In the words of the authors: “The many institutions intended to help central authorities control, oversee and monitor local policing actually provide weak control and oversight. These obstacles to central leadership create tremendous challenges to building rule by law in China.”
The beating incident mentioned above illustrates how local police may manipulate implementation of central government policy with an eye to protecting the local government from unwelcome criticism from Beijing. Central government concern to control “social instability” leads it to impose quotas on the number of petitioners who may protest violations of their rights in their localities by traveling to Beijing to complain to central authorities because they feel their local protests have been ignored.
This in turn provokes rough treatment of protesters by police. As one Chinese commentator has pointed out, “if there are many petitioners it is seen as meaning local society is unstable and local officials bear responsibility for ineffective governance.”
The beatings of petitioners or protesters — or even anyone like the official’s wife who was mistaken for a petitioner — only illustrates the conflicting goals of maintaining stability and citizen’s rights. Underlying that conflict, however, is the more basic ongoing tension between maintaining authoritarian rule and fostering economic development that will serve to increase the pressure among China’s citizens for expansion and maintenance of their rights, including protection against arbitrary government acts.
The manifestations of police illegality are pervasive examples of a failure in Chinese governance.

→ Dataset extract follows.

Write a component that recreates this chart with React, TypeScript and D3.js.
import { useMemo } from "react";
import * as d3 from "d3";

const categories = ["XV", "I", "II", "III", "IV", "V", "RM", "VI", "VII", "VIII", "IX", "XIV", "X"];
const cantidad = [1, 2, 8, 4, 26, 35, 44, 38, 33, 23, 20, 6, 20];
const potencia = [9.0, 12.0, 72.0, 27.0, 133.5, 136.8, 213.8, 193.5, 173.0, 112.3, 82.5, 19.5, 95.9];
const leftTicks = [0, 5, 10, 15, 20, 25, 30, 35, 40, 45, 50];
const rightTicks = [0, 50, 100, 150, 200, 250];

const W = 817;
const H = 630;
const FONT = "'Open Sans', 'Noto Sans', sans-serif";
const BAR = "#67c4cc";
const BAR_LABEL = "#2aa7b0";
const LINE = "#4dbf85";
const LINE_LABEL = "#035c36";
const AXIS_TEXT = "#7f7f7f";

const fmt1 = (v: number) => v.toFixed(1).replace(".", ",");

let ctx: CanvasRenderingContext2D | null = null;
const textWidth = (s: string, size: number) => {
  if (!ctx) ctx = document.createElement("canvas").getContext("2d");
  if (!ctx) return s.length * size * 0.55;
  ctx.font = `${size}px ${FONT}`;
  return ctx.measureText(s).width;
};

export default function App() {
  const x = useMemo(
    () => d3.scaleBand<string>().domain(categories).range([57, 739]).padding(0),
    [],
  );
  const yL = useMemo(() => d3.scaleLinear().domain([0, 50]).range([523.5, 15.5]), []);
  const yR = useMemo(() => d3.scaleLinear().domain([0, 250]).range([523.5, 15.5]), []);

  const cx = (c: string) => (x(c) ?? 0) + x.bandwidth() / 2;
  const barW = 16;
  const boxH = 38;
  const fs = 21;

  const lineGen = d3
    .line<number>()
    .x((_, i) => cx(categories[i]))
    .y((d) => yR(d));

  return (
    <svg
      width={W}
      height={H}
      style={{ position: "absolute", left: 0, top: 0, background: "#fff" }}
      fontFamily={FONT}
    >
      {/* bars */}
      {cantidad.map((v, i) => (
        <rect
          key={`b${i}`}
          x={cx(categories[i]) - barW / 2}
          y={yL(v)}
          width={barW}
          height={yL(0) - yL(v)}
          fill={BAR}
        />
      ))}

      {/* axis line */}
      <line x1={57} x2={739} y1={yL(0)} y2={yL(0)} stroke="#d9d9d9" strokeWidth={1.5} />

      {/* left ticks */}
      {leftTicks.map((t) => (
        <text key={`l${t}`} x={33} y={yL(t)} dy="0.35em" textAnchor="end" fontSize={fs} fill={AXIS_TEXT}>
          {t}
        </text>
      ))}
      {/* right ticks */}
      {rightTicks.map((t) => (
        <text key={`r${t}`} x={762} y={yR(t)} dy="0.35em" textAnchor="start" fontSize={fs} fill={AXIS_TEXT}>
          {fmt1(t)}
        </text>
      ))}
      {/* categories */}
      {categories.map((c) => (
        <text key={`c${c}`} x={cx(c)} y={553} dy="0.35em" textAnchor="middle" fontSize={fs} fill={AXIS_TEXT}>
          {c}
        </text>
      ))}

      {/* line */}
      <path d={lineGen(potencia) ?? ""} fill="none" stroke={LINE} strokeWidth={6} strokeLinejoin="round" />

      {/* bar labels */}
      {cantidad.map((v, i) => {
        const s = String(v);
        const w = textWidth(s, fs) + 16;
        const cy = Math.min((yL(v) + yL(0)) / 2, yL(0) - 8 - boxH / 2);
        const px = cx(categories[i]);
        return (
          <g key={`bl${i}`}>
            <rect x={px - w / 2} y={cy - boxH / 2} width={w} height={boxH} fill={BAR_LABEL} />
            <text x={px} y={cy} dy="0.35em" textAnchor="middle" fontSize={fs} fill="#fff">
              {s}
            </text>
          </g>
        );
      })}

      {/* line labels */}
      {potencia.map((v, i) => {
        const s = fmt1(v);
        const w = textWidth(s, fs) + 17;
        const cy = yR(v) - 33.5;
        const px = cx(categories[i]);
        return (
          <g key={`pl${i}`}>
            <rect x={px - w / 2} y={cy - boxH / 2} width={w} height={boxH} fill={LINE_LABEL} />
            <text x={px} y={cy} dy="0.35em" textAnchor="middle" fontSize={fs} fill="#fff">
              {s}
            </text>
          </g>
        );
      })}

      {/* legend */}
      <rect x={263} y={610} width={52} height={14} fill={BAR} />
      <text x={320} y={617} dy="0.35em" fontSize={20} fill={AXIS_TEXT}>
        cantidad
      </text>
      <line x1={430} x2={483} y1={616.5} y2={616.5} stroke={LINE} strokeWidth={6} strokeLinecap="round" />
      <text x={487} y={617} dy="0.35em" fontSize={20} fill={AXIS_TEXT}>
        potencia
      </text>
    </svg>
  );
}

For example, local public security bureaus often exercise discretion to exceed personnel quotas set in Beijing, sometimes by hiring private security companies. They frequently generate revenue illegitimately to make up for deficiencies in central financing by engaging in predatory collection of fines. Moreover, because central monitoring of public security is dominated by the local bureaus, incentives to report “faithfully” to Beijing are not strong. These are only illustrative — other examples abound.
How could this system of decentralized power over public security evolve? Tanner and Green conclude that rather than a “nationally uniform pattern” there will be “a variety of local patterns.” In many localities institutions conducive to the rule of law are not likely to appear. Although there may be “pockets” of “relative legality” in some large, relatively prosperous cities, “in localities where a small tight elite of Party leaders and local entrepreneurs collaborate to dominate state and economy,“ police and semiprivate “security companies” are emerging as “repressive, anti-labor” agents. They also suggest that in some areas alliances between police and criminal elements might be formed, as has happened in a few places such as coastal Fujian and Yunnan.
The gloomy analysis summarized here convincingly suggests that the behavior of local police is not effectively monitored and controlled by the center. It also points to a Party leadership that has hesitated to remedy well-known problems. Police illegality will remain a critical obstacle to the growth of the rule of law, and will continue to impair the right to petition, among others.